Exercise directions:
Copy all the data exactly, except the pictures.
──────── Provided material
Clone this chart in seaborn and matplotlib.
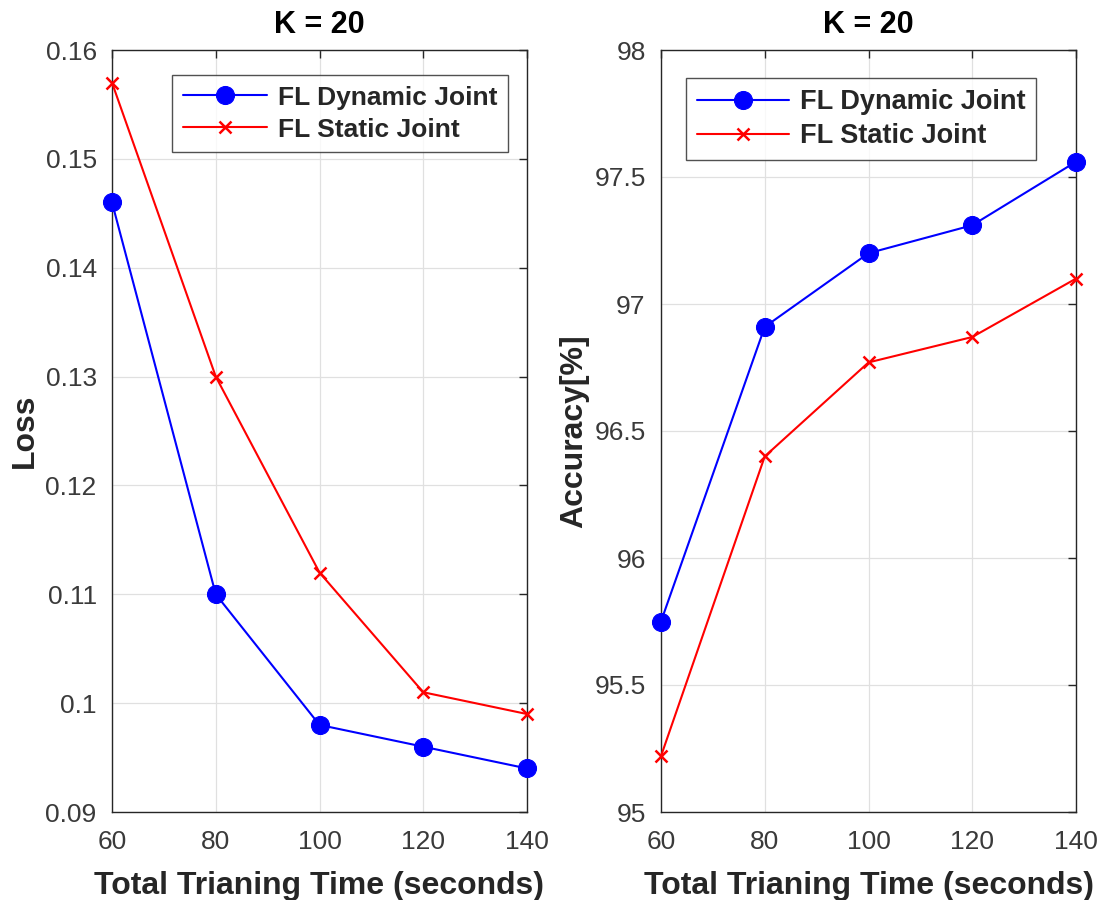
import matplotlib
matplotlib.use("Agg")
import matplotlib.pyplot as plt
import seaborn as sns
import pandas as pd

time_s = [60, 80, 100, 120, 140]
loss_dynamic = [0.146, 0.110, 0.098, 0.096, 0.094]
loss_static = [0.157, 0.130, 0.112, 0.101, 0.099]
acc_dynamic = [95.75, 96.91, 97.20, 97.31, 97.56]
acc_static = [95.22, 96.40, 96.77, 96.87, 97.10]
series_names = ["FL Dynamic Joint", "FL Static Joint"]
loss_ticks = [0.09, 0.10, 0.11, 0.12, 0.13, 0.14, 0.15, 0.16]
loss_ticklabels = ["0.09", "0.1", "0.11", "0.12", "0.13", "0.14", "0.15", "0.16"]
acc_ticks = [95, 95.5, 96, 96.5, 97, 97.5, 98]
acc_ticklabels = ["95", "95.5", "96", "96.5", "97", "97.5", "98"]

sns.set_style("white")
plt.rcParams['font.family'] = ['Liberation Sans', 'DejaVu Sans']

fig = plt.figure(figsize=(11.02, 9.0), dpi=100)
W, H = 1102, 900
axL = fig.add_axes([112 / W, 1 - 812 / H, 415 / W, 762 / H])
axR = fig.add_axes([661 / W, 1 - 812 / H, 415 / W, 762 / H])

tick_col = "#262626"
label_col = "#3a3a3a"

def draw(ax, dyn, sta, ylim, yticks, yticklabels, ylabel, legend_loc, leg_fs, leg_hl):
    df_d = pd.DataFrame({"t": time_s, "v": dyn})
    df_s = pd.DataFrame({"t": time_s, "v": sta})
    sns.lineplot(data=df_d, x="t", y="v", ax=ax, color="#0000ff", marker="o",
                 markersize=13, markeredgecolor="#0000ff", linewidth=1.5,
                 label=series_names[0], clip_on=False, zorder=3)
    sns.lineplot(data=df_s, x="t", y="v", ax=ax, color="#ff0000", marker="x",
                 markersize=9, markeredgewidth=1.8, markeredgecolor="#ff0000",
                 linewidth=1.5, label=series_names[1], clip_on=False, zorder=3)
    ax.set_xlim(60, 140)
    ax.set_ylim(*ylim)
    ax.set_xticks(time_s)
    ax.set_xticklabels([str(t) for t in time_s])
    ax.set_yticks(yticks)
    ax.set_yticklabels(yticklabels)
    ax.grid(True, color="#e0e0e0", linewidth=0.9)
    ax.tick_params(direction="in", length=6, width=1.0, colors=tick_col,
                   labelsize=19, top=True, right=True, labelcolor=label_col)
    ax.tick_params(axis="y", pad=11)
    ax.tick_params(axis="x", pad=13)
    for s in ax.spines.values():
        s.set_color(tick_col)
        s.set_linewidth(1.0)
    ax.set_xlabel("Total Trianing Time (seconds)", fontsize=23, fontweight="bold",
                  color=tick_col, labelpad=12)
    ax.set_ylabel(ylabel, fontsize=23, fontweight="bold", color=tick_col, labelpad=4)
    ax.set_title("K = 20", fontsize=22, fontweight="bold", color="black", pad=12)
    leg = ax.legend(loc="upper left", bbox_to_anchor=legend_loc, fontsize=leg_fs,
                    frameon=True, fancybox=False, edgecolor="#262626",
                    handlelength=leg_hl, borderpad=0.4, labelspacing=0.3,
                    handletextpad=0.4, borderaxespad=0)
    leg.get_frame().set_linewidth(1.0)
    for t in leg.get_texts():
        t.set_fontweight("bold")

draw(axL, loss_dynamic, loss_static, (0.09, 0.16), loss_ticks, loss_ticklabels,
     "Loss", (0.145, 0.967), 19, 3.2)
draw(axR, acc_dynamic, acc_static, (95, 98), acc_ticks, acc_ticklabels,
     "Accuracy[%]", (0.06, 0.963), 19.5, 3.4)

fig.savefig("out.png", dpi=100)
────────────────
Answer in full:
Clone this chart in seaborn and matplotlib.
import matplotlib
matplotlib.use("Agg")
import matplotlib.pyplot as plt
import seaborn as sns
import pandas as pd

time_s = [60, 80, 100, 120, 140]
loss_dynamic = [0.146, 0.110, 0.098, 0.096, 0.094]
loss_static = [0.157, 0.130, 0.112, 0.101, 0.099]
acc_dynamic = [95.75, 96.91, 97.20, 97.31, 97.56]
acc_static = [95.22, 96.40, 96.77, 96.87, 97.10]
series_names = ["FL Dynamic Joint", "FL Static Joint"]
loss_ticks = [0.09, 0.10, 0.11, 0.12, 0.13, 0.14, 0.15, 0.16]
loss_ticklabels = ["0.09", "0.1", "0.11", "0.12", "0.13", "0.14", "0.15", "0.16"]
acc_ticks = [95, 95.5, 96, 96.5, 97, 97.5, 98]
acc_ticklabels = ["95", "95.5", "96", "96.5", "97", "97.5", "98"]

sns.set_style("white")
plt.rcParams['font.family'] = ['Liberation Sans', 'DejaVu Sans']

fig = plt.figure(figsize=(11.02, 9.0), dpi=100)
W, H = 1102, 900
axL = fig.add_axes([112 / W, 1 - 812 / H, 415 / W, 762 / H])
axR = fig.add_axes([661 / W, 1 - 812 / H, 415 / W, 762 / H])

tick_col = "#262626"
label_col = "#3a3a3a"

def draw(ax, dyn, sta, ylim, yticks, yticklabels, ylabel, legend_loc, leg_fs, leg_hl):
    df_d = pd.DataFrame({"t": time_s, "v": dyn})
    df_s = pd.DataFrame({"t": time_s, "v": sta})
    sns.lineplot(data=df_d, x="t", y="v", ax=ax, color="#0000ff", marker="o",
                 markersize=13, markeredgecolor="#0000ff", linewidth=1.5,
                 label=series_names[0], clip_on=False, zorder=3)
    sns.lineplot(data=df_s, x="t", y="v", ax=ax, color="#ff0000", marker="x",
                 markersize=9, markeredgewidth=1.8, markeredgecolor="#ff0000",
                 linewidth=1.5, label=series_names[1], clip_on=False, zorder=3)
    ax.set_xlim(60, 140)
    ax.set_ylim(*ylim)
    ax.set_xticks(time_s)
    ax.set_xticklabels([str(t) for t in time_s])
    ax.set_yticks(yticks)
    ax.set_yticklabels(yticklabels)
    ax.grid(True, color="#e0e0e0", linewidth=0.9)
    ax.tick_params(direction="in", length=6, width=1.0, colors=tick_col,
                   labelsize=19, top=True, right=True, labelcolor=label_col)
    ax.tick_params(axis="y", pad=11)
    ax.tick_params(axis="x", pad=13)
    for s in ax.spines.values():
        s.set_color(tick_col)
        s.set_linewidth(1.0)
    ax.set_xlabel("Total Trianing Time (seconds)", fontsize=23, fontweight="bold",
                  color=tick_col, labelpad=12)
    ax.set_ylabel(ylabel, fontsize=23, fontweight="bold", color=tick_col, labelpad=4)
    ax.set_title("K = 20", fontsize=22, fontweight="bold", color="black", pad=12)
    leg = ax.legend(loc="upper left", bbox_to_anchor=legend_loc, fontsize=leg_fs,
                    frameon=True, fancybox=False, edgecolor="#262626",
                    handlelength=leg_hl, borderpad=0.4, labelspacing=0.3,
                    handletextpad=0.4, borderaxespad=0)
    leg.get_frame().set_linewidth(1.0)
    for t in leg.get_texts():
        t.set_fontweight("bold")

draw(axL, loss_dynamic, loss_static, (0.09, 0.16), loss_ticks, loss_ticklabels,
     "Loss", (0.145, 0.967), 19, 3.2)
draw(axR, acc_dynamic, acc_static, (95, 98), acc_ticks, acc_ticklabels,
     "Accuracy[%]", (0.06, 0.963), 19.5, 3.4)

fig.savefig("out.png", dpi=100)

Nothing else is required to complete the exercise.